October 28, 2008


There’s been a lot of hype in the press recently about Peter Mandelson’s and George Osborne’s sojourn on a Russian billionaire’s yacht in Corfu. And how politicians are too easily bowled over by a freebie holiday.

As a result, we have the sleazy spectacle of a Labour Business Secretary and a Tory Shadow Chancellor exchanging insults about who behaved more shabbily on Oleg Deripaska's yacht. As for George Osborne, all he's accused of is trying to find a legal way for Deripaska to donate £50,000 to the Tory party. An amount he'd probably have found down the back of one of the yacht's sofas and which wouldn't have paid for a spin nurse, let alone a spin doctor.

And as for Peter Mandelson, questions are still being asked. The Sunday Times alone has been doggedly gnawing at the bone on its front page for the past three weeks...

Indeed, it’s all too easy to dismiss such behaviour as outright grubby and sordid. Yet should you find yourself in an environment of extreme wealth and utter luxury - an environment to which you are not wholly accustomed - it would take some superhuman willpower not to be wowed. Not to mention seduced.

I mention this since I had the great good fortune to experience this way of life at first hand, albeit for a short period. Or should I say misfortune since, like the old cliché, it’s only when you see for yourself how the super rich live that you start to understand that, yes, they are different

My own brush with the super rich (and quite famous) took place in the heady days of the early nineties when Sloanes and Thatcherite excess went hand in hand.
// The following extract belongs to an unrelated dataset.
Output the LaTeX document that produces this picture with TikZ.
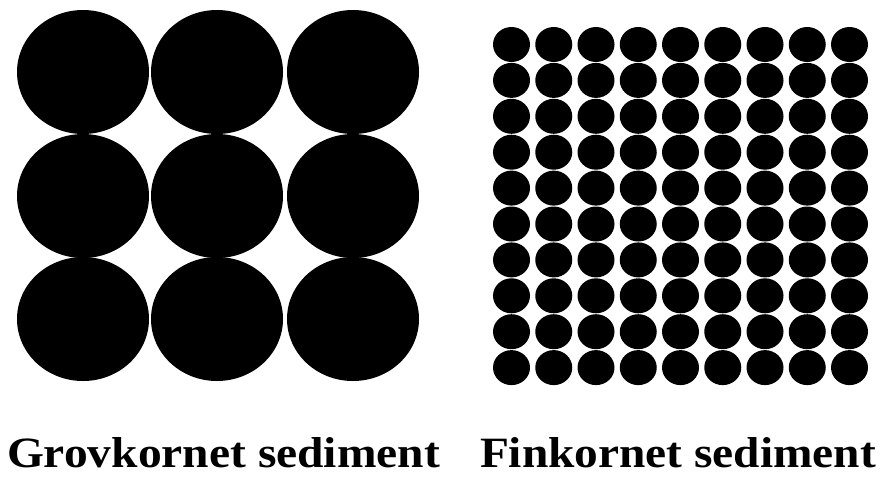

My partner (P) was working as CFO (Chief Financial Officer) for an extremely successful entrepreneur (E) who had set up a large number of companies. Together with the Chairman, P and E formed what came to be known as the Triumvirate running this mini empire stretching across several continents.

As was usual in that pre-credit crunch era - when mergers, acquisitions and MBOs (Management Buy Outs) were commonplace - P worked all God’s hours and then some (as colleagues in the U.S. put it) to ensure the company’s continuing profitability. (A source of tension then as now, it has to be said). Nevertheless he was well remunerated and we also found ourselves in private marquees at all the events of the ‘season’ - Chelsea, Henley, Wimbledon, Ascot - plus seats at Glyndebourne, Covent Garden etc.

Moreover, since P and E also became close friends in the course of all the frantic, highly charged late-night business activity, E also insisted on showing his gratitude in other ways. Namely the loan of his superb ocean-going yacht (pictured above) that has featured in a number of films including the Bond movie, The Living Daylights.